Hurricane Expert John Hope, 83, Dies

Renowned weather forecaster John Raymond Hope, The Weather Channel's resident hurricane expert since its debut in 1982, died last Wednesday (June 13) from complications following heart surgery, the network said.

Hope was born on May 14, 1919 on a dairy farm in Stowell, Pa.; he was the second of five children. He attended grammar school in a one-room classroom that he often reached by a long walk through the woods in the snow, according to a biography prepared by the network.

He joined the Army Air Corps, serving from 1941 until 1945. His career in weather began in the service, where he was a flight navigator.

After the war, he attended the University of Illinois and received his Masters of Science in Meteorology from the University of Chicago. While attending the University of Illinois, he met Bernice La Pira, to whom he was married for 55 years.
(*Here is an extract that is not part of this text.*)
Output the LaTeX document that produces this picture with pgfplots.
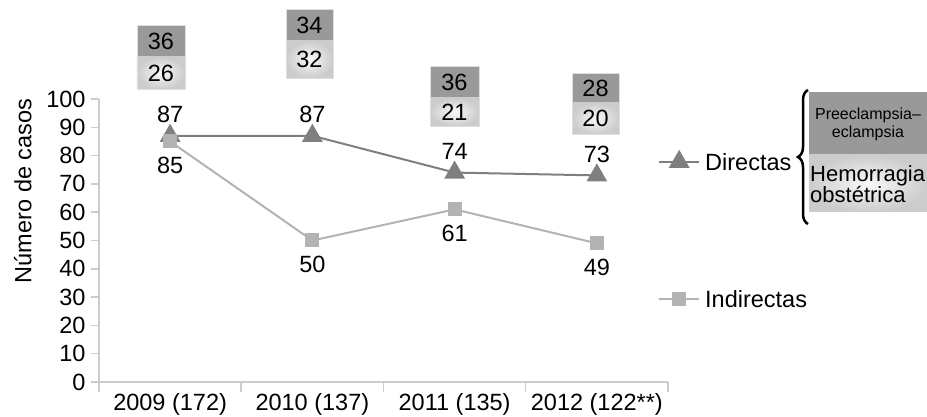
\documentclass[border=0pt]{standalone}
\usepackage{pgfplots}
\pgfplotsset{compat=1.18}
\usepackage{fontspec}
\setmainfont{Liberation Sans}
\usetikzlibrary{decorations.pathreplacing}

\definecolor{dirc}{HTML}{7F7F7F}
\definecolor{indc}{HTML}{B3B3B3}
\definecolor{boxdark}{HTML}{999999}
\definecolor{axc}{HTML}{CCCCCC}
\newcommand\bigf{\fontsize{23.5}{27}\selectfont}

\begin{document}
\begin{tikzpicture}[x=1pt,y=1pt]
\useasboundingbox (-99,-35) rectangle (828,382);
\begin{axis}[
    scale only axis,
    width=569pt, height=283pt,
    xmin=-0.5, xmax=3.5, ymin=0, ymax=100,
    axis x line*=bottom, axis y line*=left,
    axis line style={axc, line width=1.5pt, -},
    tick align=outside,
    xtick={0,1,2,3},
    xticklabels={2009 (172),2010 (137),2011 (135),2012 (122**)},
    major x tick style={draw=none},
    minor xtick={-0.5,0.5,1.5,2.5,3.5},
    minor tick length=10pt,
    major tick length=8pt,
    ytick={0,10,...,100},
    tick style={axc, line width=1.5pt},
    /pgf/number format/assume math mode=true,
    ticklabel style={font=\bigf},
    yticklabel style={xshift=-2pt},
    ylabel={Número de casos},
    ylabel style={font=\bigf, at={(axis description cs:-0.134,0.675)}, anchor=center},
    clip=false,
    legend image code/.code={
        \draw[#1, mark repeat=2, mark phase=2] plot coordinates {(0pt,0pt) (20pt,0pt) (40pt,0pt)};
    },
    legend style={draw=none, fill=none, inner sep=0pt, font=\bigf,
        at={(0.9824,0.814)}, anchor=north west,
        nodes={inner sep=0pt, text depth=0pt},
        cells={anchor=west}, row sep=120pt, column sep=5pt},
]
\addplot[dirc, line width=2pt, mark=triangle*, mark size=10pt,
    mark options={draw=none, fill=dirc},
    nodes near coords,
    every node near coord/.append style={black, font=\bigf, anchor=center, yshift=21pt}]
    coordinates {(0,87) (1,87) (2,74) (3,73)};
\addplot[indc, line width=2pt, mark=square*, mark size=6pt,
    mark options={draw=none, fill=indc},
    nodes near coords,
    every node near coord/.append style={black, font=\bigf, anchor=center, yshift=-24pt}]
    coordinates {(0,85) (1,50) (2,61) (3,49)};
\legend{Directas, Indirectas}
\end{axis}

% boxes above the points: Preeclampsia-eclampsia (dark) and Hemorragia obstetrica (light)
\foreach \xa/\xb/\ya/\yb/\yc/\va/\vb in {38/86/357/325/293/36/26, 187/234/373/341/304/34/32, 331/380/316/284/256/36/21, 473/520/309/279/248/28/20} {
    \fill[boxdark] (\xa,\yb) rectangle (\xb,\ya);
    \shade[inner color=gray!5, outer color=gray!40] (\xa,\yc) rectangle (\xb,\yb);
    \draw[gray!25, line width=0.6pt] (\xa,\yc) rectangle (\xb,\ya);
    \node[font=\bigf] at ({(\xa+\xb)/2},{(\ya+\yb)/2}) {\va};
    \node[font=\bigf] at ({(\xa+\xb)/2},{(\yb+\yc)/2}) {\vb};
}

% key on the right
\fill[boxdark] (710,227) rectangle (828,290);
\shade[inner color=gray!5, outer color=gray!40] (710,170) rectangle (828,227);
\node[font=\fontsize{16}{18}\selectfont, align=center] at (769,258) {Preeclampsia–\\eclampsia};
\node[font=\fontsize{22}{21}\selectfont, align=left, anchor=west, inner sep=1pt] at (710,198) {Hemorragia\\obstétrica};
\draw[decorate, decoration={brace, amplitude=10pt}, line width=2.5pt] (709,158) -- (709,292);
\end{tikzpicture}
\end{document}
He joined the U.S. Weather Bureau in 1949 as a district forecaster in Memphis, Tenn. He was selected to join the Spaceflight Meteorology Group in 1962, entering the organization in Miami at the time of John Glenn's launch, and then moved to the National Hurricane Center in Miami.

Over three decades, Hope went from releasing and tracking weather balloons outside of the old Memphis Airport Terminal to working on manned space shots to the moon, and programming some of the then-largest computers in the world.

Along with his National Hurricane Center colleague, Charlie Neumann, Hope wrote a program that allowed countries lacking mass-media infrastructure to alert coastal populations in advance of the possibility of a typhoon or hurricane making landfall.

For this little-known technical work, Hope learned from visiting Chinese scientists in 1978 that he and Neumann were very well-known and appreciated in that nation's scientific circles, Weather said.

Hope joined Weather in 1982, after serving as senior hurricane specialist at the National Hurricane Center in Miami.

Hope's many honors included the U.S. Department of Commerce Silver Medal, the National Hurricane Conference Media Award and The Neil Frank Award from the National Hurricane Conference.

He was forced into semi-retirement in 1997 because of heart problems. But after successful surgeries, his health improved to the extent that he was able to resume on-air forecasting from 1998 through 2001.

In 1999, USA Today
Founder Al Neuharth ranked Hope fifth among the nation's top 10 broadcasters, the only weather forecaster on the list.

In 1999, The Weather Channel established a perpetual scholarship through the American Meteorological Society in Hope's name.

In a 1997 interview published by his hometown paper, The Rocket Courier
of Wyalusing, Pa., Hope said: "If my legacy can be that I have made a contribution to this nation being better prepared to cope with the devastation wrought by hurricanes, and to have helped in the success of my company, I am content."

Hope is survived by his wife, Bernice; his daughter, Camille L. Hope of Macon, Ga.; sons James C. Hope of Lilburn, Ga., Dr. Thomas D. Hope of Macon, Ga., and Joseph R. Hope of Atlanta; his brother, Leonard Hope of Dalton, Ga.; and six grandchildren.